We are currently exploring a new approach to understanding working memory impairment during multitasking that we call Memory Enrichment Theory. In our theory, impairment in working memory performance across multitasking conditions reflects a failure to enrich a memory representation to its full potential (including consolidation, elaboration, and structural optimization) due to the perceived difficulty of enrichment under the current multitasking demands. The standard forgetting theories of multitasking effects on working memory fit data well within specific experimental paradigms but have failed to generalize to a variety of contexts. In standard approaches, working memory impairment while multitasking reflects incremental memory trace disruption from concurrent processing. In Memory Enrichment Theory, high multitasking demand results in a lower probability of memory enrichment, it does not result in forgetting, except in extreme cases where the concurrent processing demands are so great that individuals give up and disengage entirely from all effortful cognitive processing. The idea is that multitasking is not causing forgetting, except at extreme task demands, but rather is preventing improved learning.
How does the representation in memory change (or not) across tasks and memory materials?
Is the structure of what you remember the same when remembering items composed of varying features in varying contexts? We use mathematical models to track the structure and quality of visual memories. By varying what we ask participants to remember, the nature of the memory task, and concurrent task demands we can observe changes in the underlying memory representation structure. Our innovation is focusing on stimulus specific variance in our models to differentiate fine-detailed memory and categorical-gist memory. This work has important impacts on the quality and accuracy of memory performance in applied contexts as well as informing theories of working memory and cognitive processes during mental work.
How are durable working memories created?
Our initial sensory representations are fleeting and forgotten in a matter of seconds, at most. Our work has demonstrated that even the memories we intend to maintain are lost in a similar fashion unless some time is given for attention to dwell on the internal sensory representation. This attentional dwell leads to a more robust trace that is resistant to future memory decay. We call this process short-term consolidation. At present we are investigating the nature of short-term consolidation's contribution to the creation of a memory trace within working memory, the relationship between short-term consolidation and a phenomenon known as the attentional blink, and several other questions related to these processes.
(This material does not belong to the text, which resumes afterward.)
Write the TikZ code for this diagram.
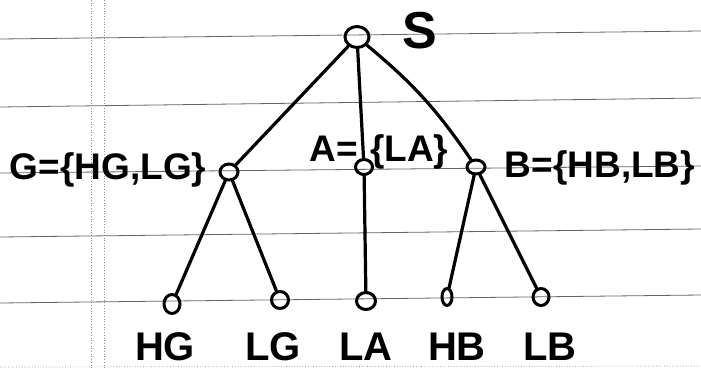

Using eye tracking & pupillometry to understand attention allocation during working memory tasks
Gaze location can tell us what people are thinking about in real time. The location of an individual's gaze is strongly related to what they are thinking about under normal conditions. Pupil size can be used to understand task difficult during task execution. We use these measures to understand the temporal dynamics of attentional allocation during memory creation and multitasking to answer questions that are difficult to address with standard behavioral methods.